I am using the peyton_manning dataset (a uni-variate time series of 2905 rows) that is used in the FB Prophet docs. Fetching and processing that dataset is shown in this code snippet:
df = pd.read_csv('https://raw.githubusercontent.com/facebook/prophet/main/examples/example_wp_log_peyton_manning.csv')
df["ds"] = pd.to_datetime(df["ds"])
y_max = df["y"].max()
df["y_scaled"] = df["y"] / y_max
df["t"] = (df["ds"] - df["ds"].min()) / (df["ds"].max() - df["ds"].min())
My model looks like this:
def trend_model(y, t, n_changepoints=25, changepoints_prior_scale=0.05,
growth_prior_scale=5, changepoint_range=0.8):
"""
The piecewise linear trend with changepoint implementation in PyMC.
:param y: (np.array) MinMax scaled observations.
:param t: (np.array) MinMax scaled time.
:param n_changepoints: (int) The number of changepoints to model.
:param changepoint_prior_scale: (flt) The scale of the Laplace prior on the delta vector.
:param growth_prior_scale: (flt) The standard deviation of the prior on the growth.
:param changepoint_range: (flt) Proportion of history in which trend changepoints will be estimated.
:return model
"""
model = pm.Model()
s = np.linspace(0, changepoint_range * np.max(t), n_changepoints + 1)[1:]

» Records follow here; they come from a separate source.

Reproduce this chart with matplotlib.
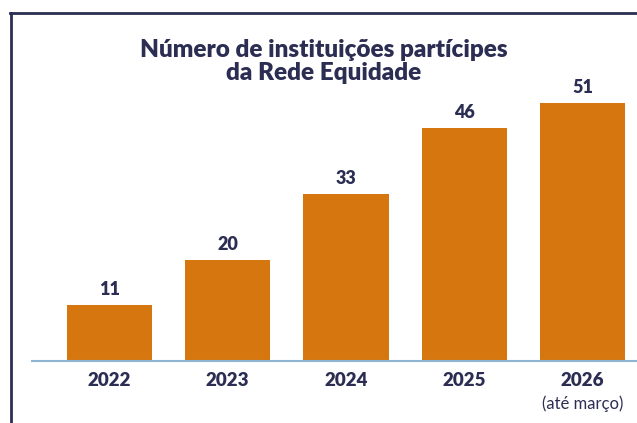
import matplotlib.pyplot as plt
from matplotlib.lines import Line2D

# data
years = ["2022", "2023", "2024", "2025", "2026"]
counts = [11, 20, 33, 46, 51]
sub_labels = ["", "", "", "", "(até março)"]

bar_color = "#d5760f"
navy = "#2b2e52"
base_color = "#8db5d1"

plt.rcParams['font.family'] = ['Lato', 'DejaVu Sans']

fig = plt.figure(figsize=(6.37, 4.23), dpi=100)
ax = fig.add_axes([0.05, 0.1466, 0.95, 0.735])

x = range(len(years))
ax.bar(x, counts, width=0.72, color=bar_color, zorder=2)
ax.set_xlim(-0.655, 4.46)
ax.set_ylim(0, 61.5)

for xi, v in zip(x, counts):
    ax.annotate(str(v), (xi, v), xytext=(0, 5), textcoords="offset points",
                ha="center", va="bottom", fontsize=13, fontweight="heavy", color=navy)

ax.set_xticks(list(x))
ax.set_xticklabels(years, fontsize=13.5, fontweight="heavy", color=navy)
ax.tick_params(axis="x", length=0, pad=8)
ax.set_yticks([])
for s in ["top", "right", "left"]:
    ax.spines[s].set_visible(False)
ax.spines["bottom"].set_color(base_color)
ax.spines["bottom"].set_linewidth(1.5)

for xi, s in zip(x, sub_labels):
    if s:
        ax.annotate(s, (xi, 0), xytext=(0, -25), textcoords="offset points",
                    ha="center", va="top", fontsize=12, color=navy)

fig.text(0.508, 0.855, "Número de instituições partícipes\nda Rede Equidade",
         ha="center", va="center", fontsize=17.5, fontweight="heavy", color=navy,
         linespacing=1.05)

# frame (top and left edges)
fig.add_artist(Line2D([10 / 637, 1], [1 - 13 / 423, 1 - 13 / 423],
                      transform=fig.transFigure, color=navy, lw=2))
fig.add_artist(Line2D([11 / 637, 11 / 637], [0, 1 - 13 / 423],
                      transform=fig.transFigure, color=navy, lw=2))

fig.savefig("out.png", dpi=100)
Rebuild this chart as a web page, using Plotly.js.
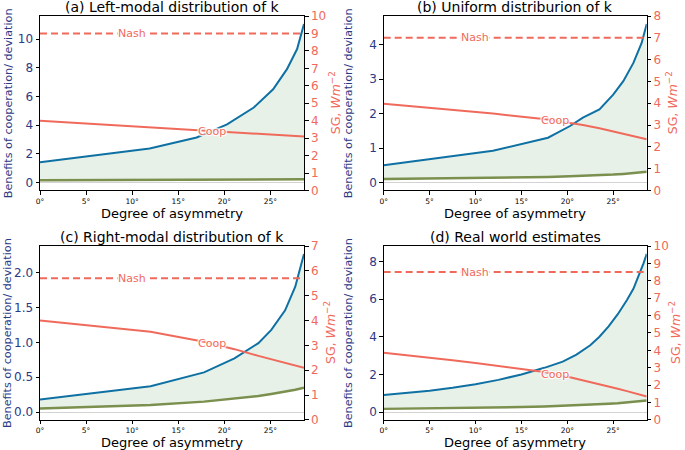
<!DOCTYPE html>
<html>
<head>
<meta charset="utf-8">
<script src="https://cdn.plot.ly/plotly-3.0.1.min.js"></script>
<style>html,body{margin:0;padding:0;background:#fff}#chart{width:685px;height:450px}</style>
</head>
<body>
<div id="chart"></div>
<script>
// ---- Data (degrees of asymmetry on x) ----
const titles = ["(a) Left-modal distribution of k", "(b) Uniform distriburion of k",
                "(c) Right-modal distribution of k", "(d) Real world estimates"];
const xTickVals = [0, 5, 10, 15, 20, 25];
const xTickText = ["0°", "5°", "10°", "15°", "20°", "25°"];

// (a) Left-modal
const xA     = [0, 11.9, 17, 20.3, 23.2, 25.3, 26.8, 27.9, 28.65];
const benA   = [1.42, 2.37, 3.14, 4.05, 5.23, 6.5, 7.9, 9.3, 11.05];
const devA   = [0.16, 0.18, 0.19, 0.2, 0.21, 0.22, 0.225, 0.23, 0.235];
const coopA  = [3.99, 3.62, 3.46, 3.35, 3.26, 3.2, 3.15, 3.11, 3.09];
const nashA  = 9.0;

// (b) Uniform
const xB     = [0, 11.9, 17.9, 20.3, 21.7, 23.5, 25, 26.1, 27.2, 28.1, 28.65];
const benB   = [0.5, 0.92, 1.3, 1.64, 1.88, 2.12, 2.55, 2.94, 3.47, 4.05, 4.6];
const devB   = [0.1, 0.13, 0.16, 0.18, 0.19, 0.21, 0.23, 0.25, 0.27, 0.29, 0.31];
const coopB  = [3.98, 3.53, 3.25, 3.1, 3.0, 2.85, 2.7, 2.6, 2.5, 2.41, 2.35];
const nashB  = 7.0;

// (c) Right-modal
const xC     = [0, 12, 17.8, 21.1, 23.7, 25.1, 26.6, 27.7, 28.65];
const benC   = [0.18, 0.37, 0.57, 0.77, 0.99, 1.18, 1.46, 1.8, 2.27];
const devC   = [0.05, 0.1, 0.15, 0.19, 0.23, 0.26, 0.29, 0.32, 0.35];
const coopC  = [4.0, 3.55, 3.15, 2.85, 2.58, 2.45, 2.3, 2.2, 2.1];
const nashC  = 5.7;

// (d) Real world
const xD     = [0, 2.5, 5, 7.5, 10, 12.5, 15, 17.5, 19.5, 21, 22.5, 23.5, 24.5, 25.5, 26.5, 27.2, 27.9, 28.3, 28.65];
const benD   = [0.91, 1.0, 1.13, 1.29, 1.48, 1.71, 2.0, 2.35, 2.68, 3.05, 3.55, 4.0, 4.55, 5.2, 5.95, 6.55, 7.35, 7.9, 8.4];
const devD   = [0.17, 0.18, 0.19, 0.2, 0.22, 0.24, 0.27, 0.3, 0.33, 0.36, 0.39, 0.41, 0.44, 0.47, 0.51, 0.54, 0.57, 0.6, 0.62];
const coopD  = [3.86, 3.73, 3.58, 3.43, 3.27, 3.1, 2.95, 2.76, 2.56, 2.38, 2.19, 2.06, 1.93, 1.8, 1.66, 1.57, 1.47, 1.41, 1.35];
const nashD  = 8.5;

// ---- Styles ----
const BLUE = "#0f71a3", SALMON = "#f06a5c", OLIVE = "#7b8f4e", NAVY = "#2b3a86";
const FILL = "rgba(120,175,120,0.18)";
const FONT = "DejaVu Sans, Arial, sans-serif";

const panels = [
  {x: xA, ben: benA, dev: devA, coop: coopA, nash: nashA, rmax: 10, ldtick: 2, lfmt: "", xdom: [0.0584, 0.4438], ydom: [0.5767, 0.9644], ltx: 8, rtx: 335},
  {x: xB, ben: benB, dev: devB, coop: coopB, nash: nashB, rmax: 8,  ldtick: 1, lfmt: "", xdom: [0.5601, 0.9441], ydom: [0.5767, 0.9644], ltx: 348, rtx: 672},
  {x: xC, ben: benC, dev: devC, coop: coopC, nash: nashC, rmax: 7,  ldtick: 0.5, lfmt: ".1f", xdom: [0.0584, 0.4438], ydom: [0.0667, 0.4533], ltx: 7, rtx: 330},
  {x: xD, ben: benD, dev: devD, coop: coopD, nash: nashD, rmax: 10, ldtick: 2, lfmt: "", xdom: [0.5601, 0.9441], ydom: [0.0667, 0.4533], ltx: 348, rtx: 675}
];

function interp(xs, ys, x) {
  for (let i = 0; i < xs.length - 1; i++) {
    if (x >= xs[i] && x <= xs[i + 1]) {
      const t = (x - xs[i]) / (xs[i + 1] - xs[i]);
      return ys[i] + t * (ys[i + 1] - ys[i]);
    }
  }
  return ys[ys.length - 1];
}

const data = [];
const layout = {
  width: 685, height: 450,
  margin: {l: 0, r: 0, t: 0, b: 0},
  paper_bgcolor: "#fff", plot_bgcolor: "#fff",
  showlegend: false,
  font: {family: FONT, size: 11, color: "#000"},
  annotations: []
};

const halo = "1px 1px 1px #fff, -1px -1px 1px #fff, 1px -1px 1px #fff, -1px 1px 1px #fff, 0 0 2px #fff";

panels.forEach((p, i) => {
  const xn = i === 0 ? "x" : "x" + (i + 1);
  const yl = "y" + (2 * i === 0 ? "" : (2 * i + 1));
  const yr = "y" + (2 * i + 2);
  const xKey = i === 0 ? "xaxis" : "xaxis" + (i + 1);
  const ylKey = 2 * i === 0 ? "yaxis" : "yaxis" + (2 * i + 1);
  const yrKey = "yaxis" + (2 * i + 2);

  const bmax = Math.max(...p.ben);
  const pad = 0.05 * bmax;
  const xmax = p.x[p.x.length - 1];

  data.push({x: p.x, y: p.dev, xaxis: xn, yaxis: yl, type: "scatter", mode: "lines",
             line: {color: OLIVE, width: 2.5}, hoverinfo: "skip"});
  data.push({x: p.x, y: p.ben, xaxis: xn, yaxis: yl, type: "scatter", mode: "lines",
             line: {color: BLUE, width: 2}, fill: "tonexty", fillcolor: FILL, hoverinfo: "skip"});
  data.push({x: p.x, y: p.coop, xaxis: xn, yaxis: yr, type: "scatter", mode: "lines",
             line: {color: SALMON, width: 2}, hoverinfo: "skip"});
  data.push({x: p.x, y: p.x.map(() => p.nash), xaxis: xn, yaxis: yr, type: "scatter", mode: "lines",
             line: {color: SALMON, width: 2, dash: "7px,4px"}, hoverinfo: "skip"});

  layout[xKey] = {
    domain: p.xdom, anchor: yl, range: [0, xmax],
    tickvals: xTickVals, ticktext: xTickText, tickfont: {size: 7.5, color: "#000"},
    ticks: "outside", ticklen: 3.5, tickcolor: "#000",
    showline: true, linecolor: "#000", linewidth: 1, mirror: true,
    showgrid: false, zeroline: false
  };
  layout[ylKey] = {
    domain: p.ydom, anchor: xn, range: [-pad, bmax + pad],
    dtick: p.ldtick, tick0: 0, tickformat: p.lfmt, tickfont: {size: 12, color: NAVY},
    ticks: "outside", ticklen: 3.5, tickcolor: "#000",
    showline: true, linecolor: "#000", linewidth: 1,
    showgrid: false, zeroline: true, zerolinecolor: "#d3d3d3", zerolinewidth: 1
  };
  layout[yrKey] = {
    domain: p.ydom, anchor: xn, overlaying: yl, side: "right", range: [0, p.rmax],
    dtick: 1, tick0: 0, tickfont: {size: 12, color: SALMON},
    ticks: "outside", ticklen: 3.5, tickcolor: "#000",
    showline: true, linecolor: "#000", linewidth: 1,
    showgrid: false, zeroline: false
  };

  const x1 = p.xdom[1], x0 = p.xdom[0];
  const yc = (p.ydom[0] + p.ydom[1]) / 2;
  const xc = (x0 + x1) / 2;

  layout.annotations.push({text: titles[i], xref: "paper", yref: "paper", x: xc, y: p.ydom[1] + 9 / 450,
    xanchor: "center", yanchor: "middle", showarrow: false, font: {size: 14, color: "#000"}});
  layout.annotations.push({text: "Degree of asymmetry", xref: "paper", yref: "paper", x: xc, y: p.ydom[0] - 23 / 450,
    xanchor: "center", yanchor: "middle", showarrow: false, font: {size: 13, color: "#000"}});
  layout.annotations.push({text: "Benefits of cooperation/ deviation", xref: "paper", yref: "paper",
    x: p.ltx / 685, y: yc, xanchor: "center", yanchor: "middle", textangle: -90, showarrow: false,
    font: {size: 11.2, color: NAVY}});
  layout.annotations.push({text: "SG, <i>Wm</i><sup>−2</sup>", xref: "paper", yref: "paper",
    x: p.rtx / 685, y: yc, xanchor: "center", yanchor: "middle", textangle: -90,
    showarrow: false, font: {size: 12.5, color: SALMON}});
  layout.annotations.push({text: "Nash", xref: xn, yref: yr, x: 10, y: p.nash, showarrow: false,
    xanchor: "center", yanchor: "middle", bgcolor: "#fff", borderpad: 0,
    font: {size: 11, color: SALMON}});
  layout.annotations.push({text: "Coop", xref: xn, yref: yr, x: 18.7, y: interp(p.x, p.coop, 18.7), showarrow: false,
    xanchor: "center", yanchor: "middle",
    font: {size: 11, color: SALMON, shadow: halo}});
});

Plotly.newPlot("chart", data, layout, {staticPlot: true, displayModeBar: false});
</script>
</body>
</html>
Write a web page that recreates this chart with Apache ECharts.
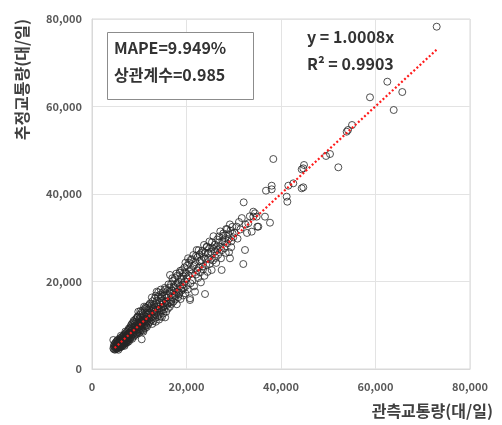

# * 1 casts the boolean to integers
A = (t[:, None] > s) * 1
with model:
# initial growth
k = pm.Normal('k', 0 , growth_prior_scale)
# rate of change
delta = pm.Laplace('delta', 0, changepoints_prior_scale, shape=n_changepoints)
# offset
m = pm.Normal('m', 0, 5)
gamma = -s * delta
trend = pm.Deterministic("trend", (k + pyt.tensor.dot(A, delta)) * t + (m + pyt.tensor.dot(A, gamma)))
sigma = pm.HalfCauchy('sigma', 0.5, initval=1)
pm.Normal('obs', mu=trend, sigma=sigma, observed=y)
return model
model = trend_model(df["y_scaled"], np.array(df["t"]))
Finally, I am sampling:
with model:
linear_trace = pm.sample(return_inferencedata=True)
I stopped the execution of this piece of code after 20 mins of sampling (it was 40% done). Is it just me, or is this sampling time ridiculously slow?